Avenor Ewe

Regions with significant populations
- Ghana

Languages
- Ewe, French, English

Religion
- Predominantly Vodun and Christianity, Islam

Related ethnic groups
- Agave Ewe, Anlo Ewe, other Ewe subgroups

= Avenor Ewe =

Ethnic groups in Ghana

The Avenor Ewe are a sub-tribe of the Ewe people of Ghana. The origin of the name Avenor is not known. Avenor could be loosely translated as forest dwellers.

== Location ==
Their traditional area is located in the south eastern part of the Volta Region of Ghana. The Avenor has Avenorpeme as their traditional seat and Akatsi as the administrative capital. Administratively, the people of Avenor can be found in two districts namely the Akatsi South District which is Avenorland and Akatsi North District which the Avenors share with their neighbours to the north, the Aves. The traditional area is bordered to the south by the Anlo Ewe (Keta Municipal District) on the east by the Somes (Ketu District), the west by the Tongus and Agaves (North and South Tongus districts) and North by the Aves (Akatsi North district).

== History ==
Tradition has it that the Avenor people lived in a town by the name Avenor Ketukpe, a suburb of Ketu in the lower Niger area, the original home of all Ewe-speaking people. The Avenor like other Ewe groups moved from Avenor Ketukpe to Notsie due to incessant conflicts with their enemies (mostly like the Yorubas) The headman or leader of the Avenors at Ketukpe was Togbe Agbohlo whose son Anumah led the Avenors to Notsie.

On leaving Notsie, the Avenors under their leader Anumah, moved very closely with the Agus, with whom they found their first settlement at Avenor-Agu Volui near present Kpalime in the Republic of Togo. Their next settlement was at Anyirawase Awudome. Tribal frictions made them move to Fodzoku from where they later crossed the Volta to Kroboland, founding a settlement at Kpong. They became known as Avenor Krobos. This is still sung in songs and the Avenors still have descendants in Kroboland. Frequent clashes with the Akwamus made the Avenors to leave to continue their wandering. From Kroboland there was a general dispersion. One group defected to found a settlement by the Gas at a place now called Avenor close to the Police Training Depot in Accra. The larger group led by Togbui Anumah made settlement at Tefle Avenorkpo in Fieve land. Avenorkpo still stands.

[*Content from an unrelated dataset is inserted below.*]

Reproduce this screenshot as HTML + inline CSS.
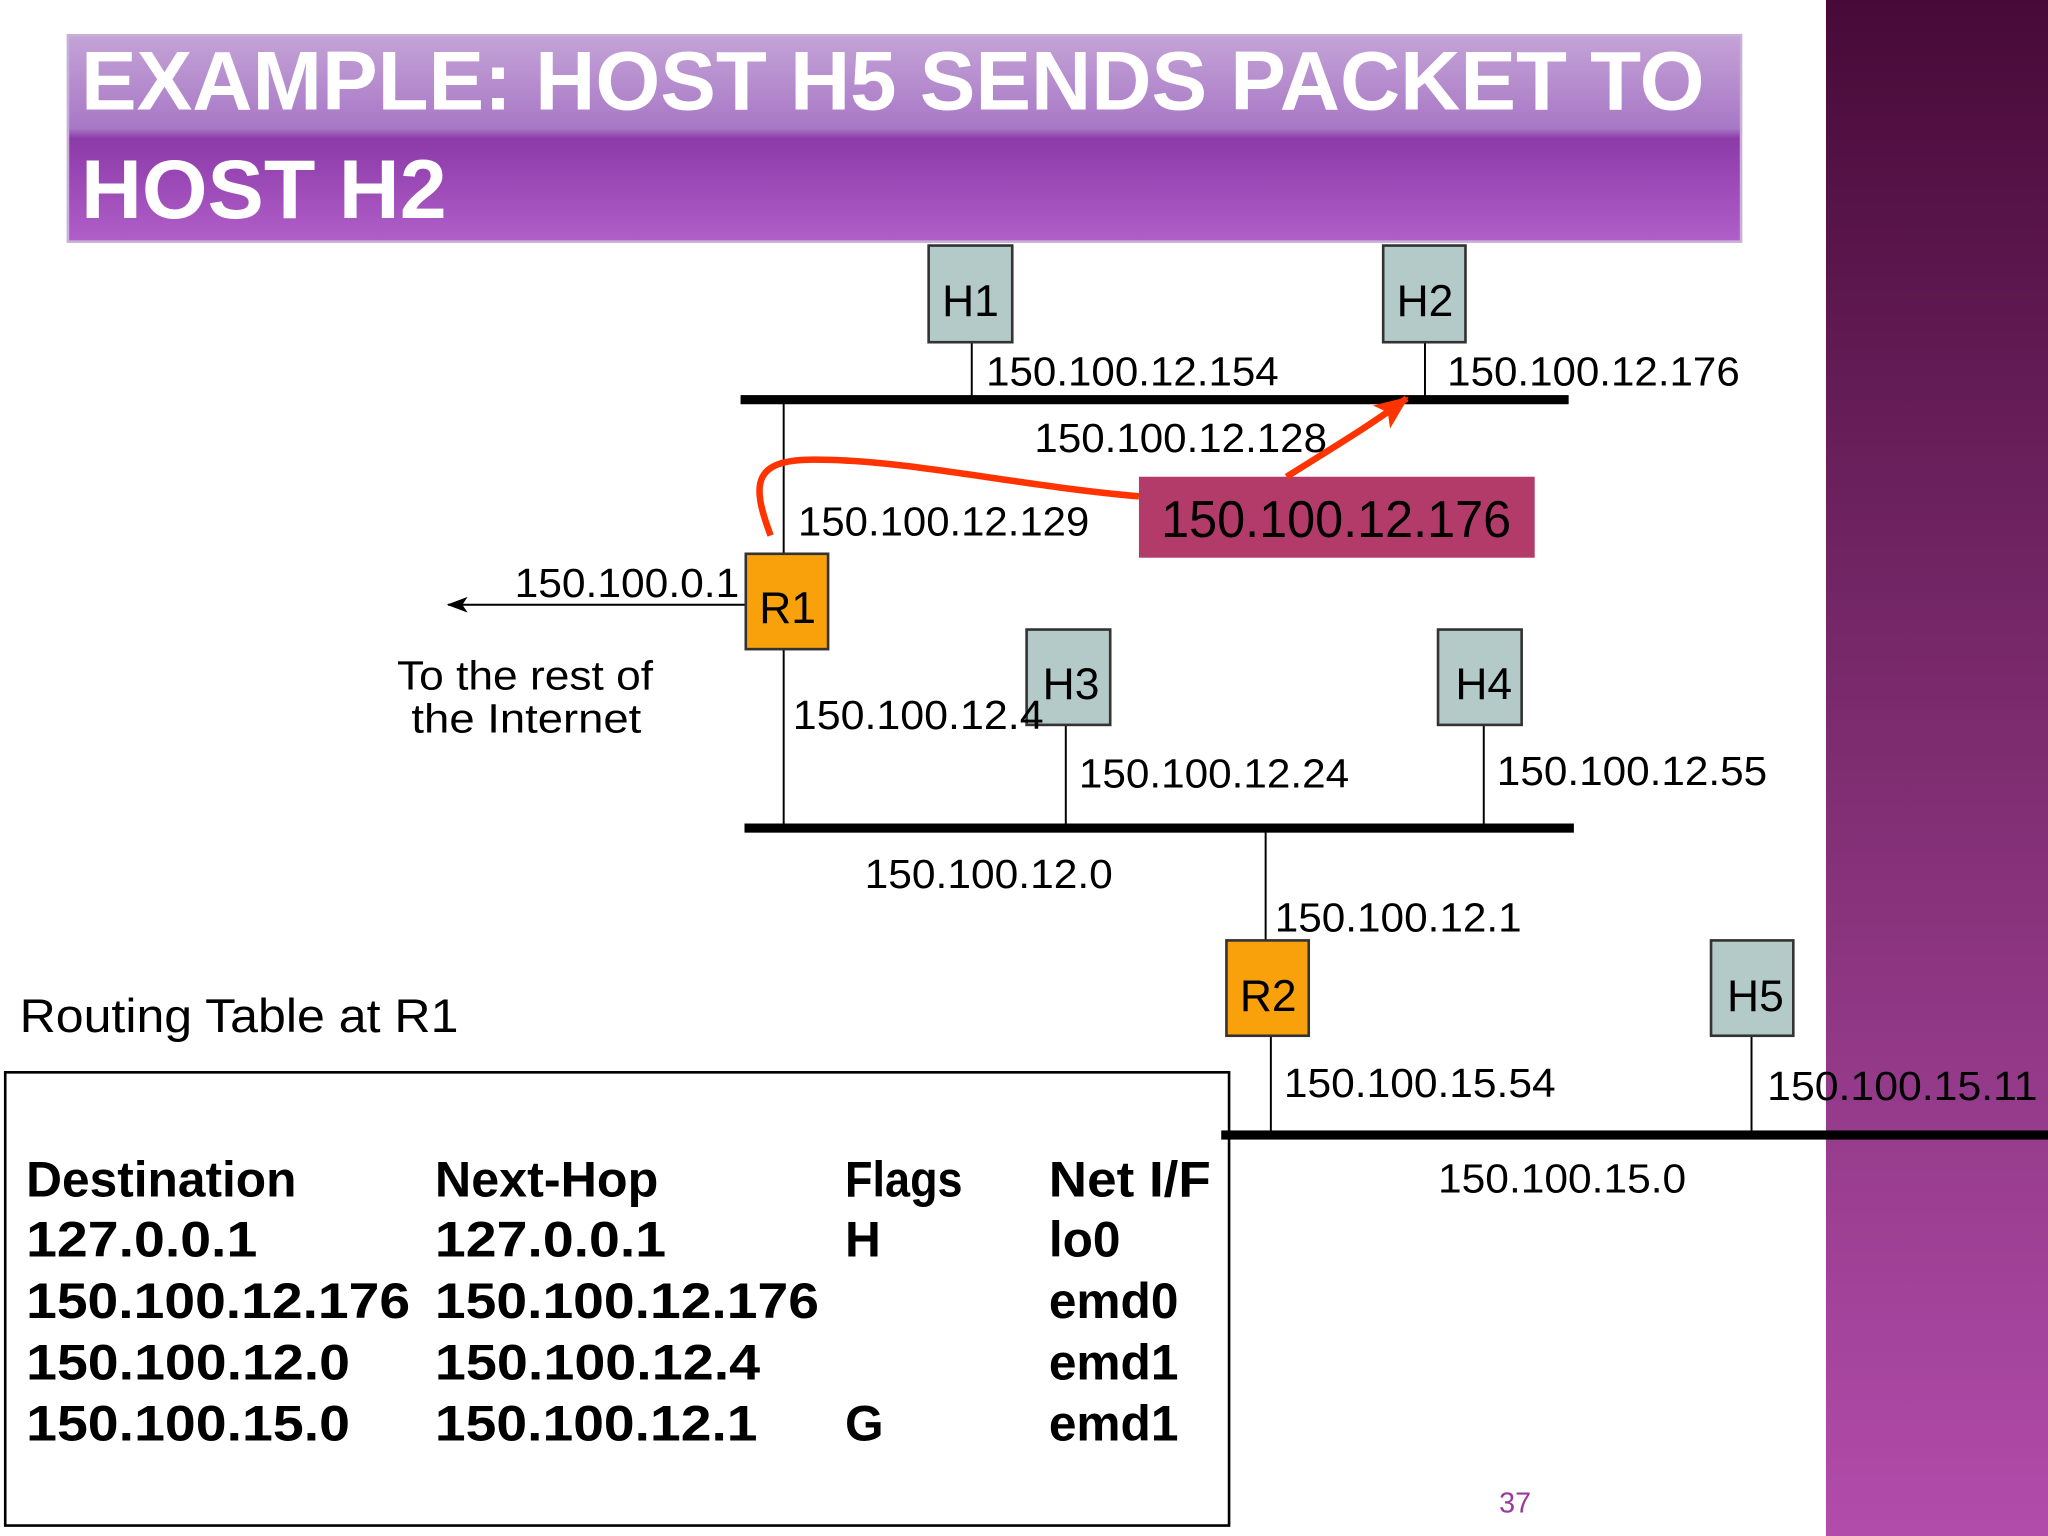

The group that sojourned in Accra had to flee from Accra to look for the larger group at a time when Ofori, the King of Accra and his people also fled from the Akwamus to LittlePopo (about 1682). Quarrel over farmland and fishing zones with the Tefles made the Avenors to cross the Volta to found a settlement at Yorta, later called Detsowome, near Dabala. At Yorta, a male child without one arm and an eye was born to one Ku of the chiefly (royal) family. The incident was an ill omen. Then there arose the saying "Detsagbawor" a typical Avenor word meaning, what strange thing has befallen us. Detsagbawor is now Detsawame. By then the Accra group had caught up with the group led by Anumah. Trekking resumed and the Avenors found a new home at Adume near present Avenorpedo (Avenor's deserted home). Here, Togbui Anumah went to farm to be succeeded by his son Atsu Fiadzea. Anumah's grave has been marked by an uncultivated grove, now still standing at Adume-Avenorpedo.

The Tefles had not forgiven the Avenor encounters they had at Teflekpo and took to kidnapping Avenor women when the opportunity occurred. At Adume the nearest source of water was at Lotor, a distance of four miles away. Whenever Avenor women went to fetch water the Tefles would lay ambush to them and either kill or kidnap them, so the place become known as Lotor-Latsi meaning "you will come but not return". This situation forced the Avenors under their leader Atsu Fiadzea to move away to a place called Korvenu (the grove that protects).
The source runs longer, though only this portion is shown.